Questa opinione ha cercato di configurare una generale azione di prevenzione elaborando una classificazione degli illeciti. Ha distinto fra:

–          Illeciti di danno: sono vietati dall’art. 2043 cc.

–          Illeciti di pericolo: sulla base delle norme di cui sopra, è stata elaborata una regola generale che pone un divieto degli illeciti di pericolo, come divieto di porre in essere condotte che pongano in pericolo altri o beni altrui.

Questa opinione non è stata accolta, poiché un conto è l’esistenza dell’art. 2043 cc. che fonda la categoria del divieto degli illeciti di danno, altro conto è elaborare una norma del genere per via interpretativa con riferimento ad una categoria non prevista espressamente quale quella degli illeciti di pericolo. Altro ostacolo è costituito dalla presenza dell’art. 2050 cc. il quale consente lo svolgimento di attività pericolose (è vero che obbliga al risarcimento del danno qualora non si siano adottate tutte le misure idonee ad evitarlo, ma è anche vero che consente lo svolgimento di questa attività). La critica più importante è che alla base di questa opinione vi è l’adozione di un criterio interpretativo di tipo teleologico (sulla base di uno scopo elaborato dall’interprete vengono interpretati gli istituti).
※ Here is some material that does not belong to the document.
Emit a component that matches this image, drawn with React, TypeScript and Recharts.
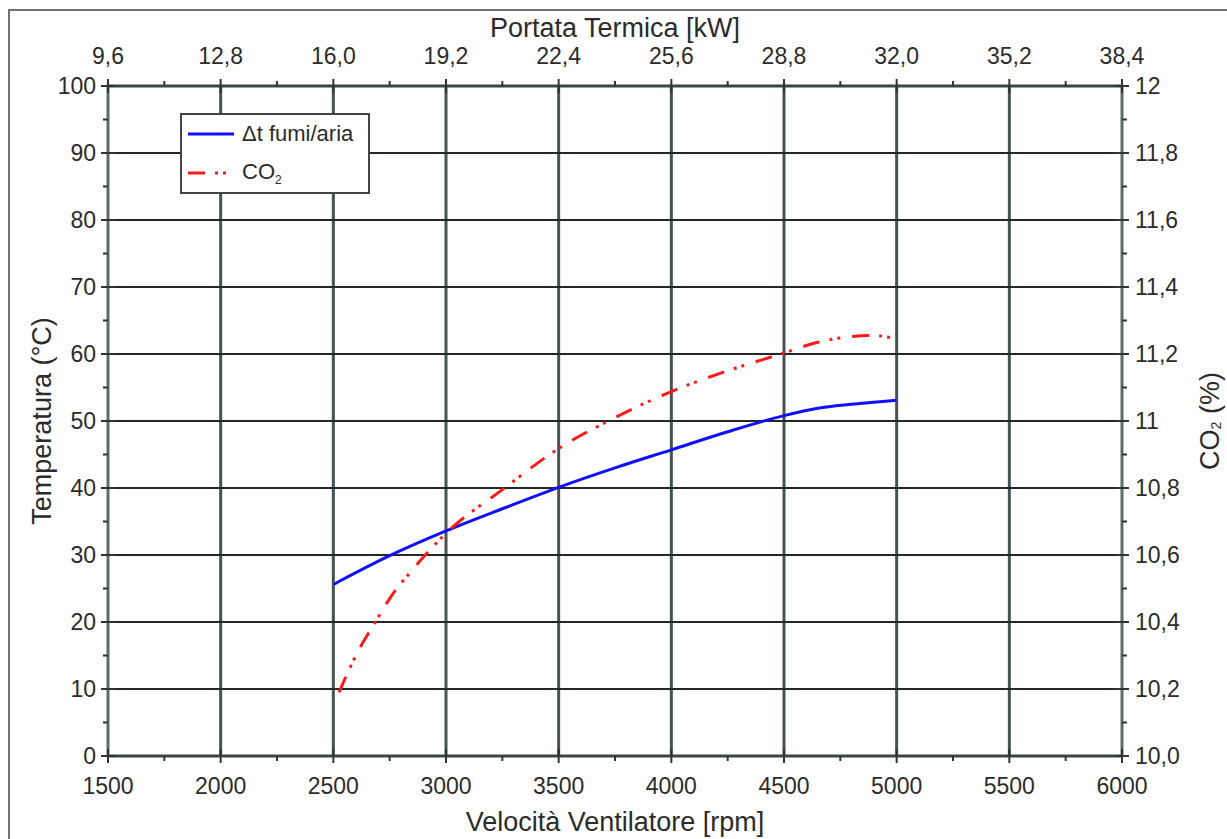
import { LineChart, Line, XAxis, YAxis, ReferenceLine, Legend, Label } from "recharts";

const FONT = "'Liberation Sans', Arial, Helvetica, sans-serif";
const TEXT = "#2b2b2b";
const GRID = "#485252";

// rpm axis (bottom), with minor ticks halfway
const rpmTicks = [1500, 1750, 2000, 2250, 2500, 2750, 3000, 3250, 3500, 3750, 4000, 4250, 4500, 4750, 5000, 5250, 5500, 5750, 6000];
const rpmGrid = [2000, 2500, 3000, 3500, 4000, 4500, 5000, 5500];
// top axis labels, one per major rpm tick
const kwLabels = ["9,6", "12,8", "16,0", "19,2", "22,4", "25,6", "28,8", "32,0", "35,2", "38,4"];

const tempTicks = [0, 5, 10, 15, 20, 25, 30, 35, 40, 45, 50, 55, 60, 65, 70, 75, 80, 85, 90, 95, 100];
const tempGrid = [10, 20, 30, 40, 50, 60, 70, 80, 90];

const co2Ticks = [10, 10.1, 10.2, 10.3, 10.4, 10.5, 10.6, 10.7, 10.8, 10.9, 11, 11.1, 11.2, 11.3, 11.4, 11.5, 11.6, 11.7, 11.8, 11.9, 12];
const co2Labels = ["10,0", "10,2", "10,4", "10,6", "10,8", "11", "11,2", "11,4", "11,6", "11,8", "12"];

// Δt fumi/aria
const dtRpm = [2500, 2750, 3000, 3250, 3500, 3750, 4000, 4250, 4500, 4650, 4800, 5000];
const dtValues = [25.6, 29.9, 33.6, 36.9, 40.1, 43.0, 45.7, 48.4, 50.8, 51.9, 52.5, 53.1];

// CO2
const co2Rpm = [2525, 2600, 2700, 2750, 2850, 3000, 3250, 3500, 3750, 4000, 4250, 4500, 4650, 4800, 4900, 5000];
const co2Values = [10.19, 10.3, 10.415, 10.47, 10.555, 10.665, 10.795, 10.918, 11.01, 11.088, 11.15, 11.203, 11.235, 11.252, 11.255, 11.245];

const dtData = dtRpm.map((rpm, i) => ({ rpm, t: dtValues[i] }));
const co2Data = co2Rpm.map((rpm, i) => ({ rpm, co2: co2Values[i] }));

const tickText = { fontFamily: FONT, fontSize: 23, fill: TEXT };

const BottomTick = ({ x, y, payload }: any) => {
  const v = payload.value;
  const major = v % 500 === 0;
  return (
    <g>
      <line x1={x} x2={x} y1={major ? y - 7 : y} y2={major ? y + 7 : y + 5} stroke="#333" strokeWidth={2} />
      {major && (
        <text x={x} y={y + 30} textAnchor="middle" dominantBaseline="central" {...tickText}>
          {v}
        </text>
      )}
    </g>
  );
};

const TopTick = ({ x, y, payload }: any) => {
  const v = payload.value;
  const major = v % 500 === 0;
  return (
    <g>
      <line x1={x} x2={x} y1={major ? y - 7 : y - 5} y2={major ? y + 7 : y} stroke="#333" strokeWidth={2} />
      {major && (
        <text x={x} y={y - 30} textAnchor="middle" dominantBaseline="central" {...tickText}>
          {kwLabels[(v - 1500) / 500]}
        </text>
      )}
    </g>
  );
};

const LeftTick = ({ x, y, payload }: any) => {
  const v = payload.value;
  const major = v % 10 === 0;
  return (
    <g>
      <line x1={major ? x - 7 : x - 5} x2={major ? x + 7 : x} y1={y} y2={y} stroke="#333" strokeWidth={2} />
      {major && (
        <text x={x - 12} y={y} textAnchor="end" dominantBaseline="central" {...tickText}>
          {v}
        </text>
      )}
    </g>
  );
};

const RightTick = ({ x, y, payload }: any) => {
  const n = Math.round((payload.value - 10) * 10);
  const major = n % 2 === 0;
  return (
    <g>
      <line x1={major ? x - 7 : x} x2={major ? x + 7 : x + 5} y1={y} y2={y} stroke="#333" strokeWidth={2} />
      {major && (
        <text x={x + 13} y={y} textAnchor="start" dominantBaseline="central" {...tickText}>
          {co2Labels[n / 2]}
        </text>
      )}
    </g>
  );
};

const titleStyle = { fontFamily: FONT, fontSize: 27, fill: TEXT };

const LegendBox = () => (
  <div
    style={{
      width: 186,
      height: 77,
      border: "2px solid #444",
      background: "#fff",
      fontFamily: FONT,
      fontSize: 22,
      color: TEXT,
    }}
  >
    <div style={{ display: "flex", alignItems: "center", height: 38 }}>
      <svg width={60} height={10}>
        <line x1={6} x2={52} y1={5} y2={5} stroke="#1010ff" strokeWidth={3} />
      </svg>
      <span>Δt fumi/aria</span>
    </div>
    <div style={{ display: "flex", alignItems: "center", height: 40 }}>
      <svg width={60} height={10}>
        <line x1={6} x2={52} y1={5} y2={5} stroke="#ff1a1a" strokeWidth={3} strokeDasharray="17 10 3 5 3 12" />
      </svg>
      <span>
        CO<sub style={{ fontSize: 12 }}>2</sub>
      </span>
    </div>
  </div>
);

export default function App() {
  return (
    <div
      style={{
        position: "absolute",
        left: 8,
        top: 9,
        width: 1217,
        height: 828,
        borderTop: "2px solid #6b7373",
        borderLeft: "2px solid #6b7373",
        background: "#fff",
      }}
    >
      <LineChart width={1217} height={828} margin={{ top: 0, right: 0, bottom: 0, left: 0 }}>
        <XAxis
          xAxisId="bottom"
          dataKey="rpm"
          type="number"
          domain={[1500, 6000]}
          ticks={rpmTicks}
          interval={0}
          height={83}
          tickSize={0}
          tickMargin={0}
          tickLine={false}
          tick={<BottomTick />}
          axisLine={{ stroke: "#3b4545", strokeWidth: 3 }}
          allowDataOverflow
        >
          <Label
            content={({ viewBox }: any) => (
              <text x={viewBox.x + viewBox.width / 2} y={viewBox.y + 75} textAnchor="middle" {...titleStyle}>
                Velocità Ventilatore [rpm]
              </text>
            )}
          />
        </XAxis>
        <XAxis
          xAxisId="top"
          orientation="top"
          dataKey="rpm"
          type="number"
          domain={[1500, 6000]}
          ticks={rpmTicks}
          interval={0}
          height={75}
          tickSize={0}
          tickMargin={0}
          tickLine={false}
          tick={<TopTick />}
          axisLine={{ stroke: "#3b4545", strokeWidth: 3 }}
          allowDataOverflow
        >
          <Label
            content={({ viewBox }: any) => (
              <text x={viewBox.x + viewBox.width / 2} y={viewBox.y + 26} textAnchor="middle" {...titleStyle}>
                Portata Termica [kW]
              </text>
            )}
          />
        </XAxis>
        <YAxis
          yAxisId="temp"
          type="number"
          domain={[0, 100]}
          ticks={tempTicks}
          interval={0}
          width={98}
          tickSize={0}
          tickMargin={0}
          tickLine={false}
          tick={<LeftTick />}
          axisLine={{ stroke: "#5f6a6a", strokeWidth: 3 }}
          allowDataOverflow
        >
          <Label
            content={({ viewBox }: any) => {
              const cx = 32;
              const cy = viewBox.y + viewBox.height / 2;
              return (
                <text x={cx} y={cy} textAnchor="middle" dominantBaseline="central" transform={`rotate(-90 ${cx} ${cy})`} {...titleStyle}>
                  Temperatura (°C)
                </text>
              );
            }}
          />
        </YAxis>
        <YAxis
          yAxisId="co2"
          orientation="right"
          type="number"
          domain={[10, 12]}
          ticks={co2Ticks}
          interval={0}
          width={105}
          tickSize={0}
          tickMargin={0}
          tickLine={false}
          tick={<RightTick />}
          axisLine={{ stroke: "#5f6a6a", strokeWidth: 3 }}
          allowDataOverflow
        >
          <Label
            content={({ viewBox }: any) => {
              const cx = viewBox.x + 88;
              const cy = viewBox.y + viewBox.height / 2;
              return (
                <text x={cx} y={cy} textAnchor="middle" dominantBaseline="central" transform={`rotate(-90 ${cx} ${cy})`} {...titleStyle}>
                  CO<tspan fontSize={14} dy={6}>2</tspan>
                  <tspan dy={-6}> (%)</tspan>
                </text>
              );
            }}
          />
        </YAxis>

        {rpmGrid.map((v) => (
          <ReferenceLine key={`x${v}`} xAxisId="bottom" yAxisId="temp" x={v} stroke={GRID} strokeWidth={3} />
        ))}
        {tempGrid.map((v) => (
          <ReferenceLine key={`y${v}`} xAxisId="bottom" yAxisId="temp" y={v} stroke="#222828" strokeWidth={2} />
        ))}

        <Line
          xAxisId="bottom"
          yAxisId="temp"
          data={dtData}
          dataKey="t"
          name="Δt fumi/aria"
          type="monotone"
          stroke="#1010ff"
          strokeWidth={3}
          dot={false}
          isAnimationActive={false}
        />
        <Line
          xAxisId="bottom"
          yAxisId="co2"
          data={co2Data}
          dataKey="co2"
          name="CO2"
          type="monotone"
          stroke="#ff1a1a"
          strokeWidth={3}
          strokeDasharray="17 10 3 5 3 12"
          dot={false}
          isAnimationActive={false}
        />
        <Legend
          layout="horizontal"
          align="center"
          verticalAlign="middle"
          content={() => <LegendBox />}
          wrapperStyle={{ position: "absolute", left: 170, top: 102, width: 190, height: 81 }}
        />
      </LineChart>
    </div>
  );
}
Il rischio è che vi siano, come in questo caso, una molteplicità di istituti eterogenei accumunati in un’unica categoria.

 

Quindi si può concludere che, nell’ambito del processo di cognizione, esistono solo le forme di tutela previste dalla legge (processo di mero accertamento, di condanna ed esecutivo); poi esistono forme specifiche previste dalla legge (condanna in futuro, sentenza di condanna sospensivamente e risolutivamente condizionata, condanna generica). Non esistono altre figure generali di tutela.

Non esiste né una tutela inibitoria, né una tutela preventiva, a cui ricorrere al di fuori dei casi previsti dalla legge.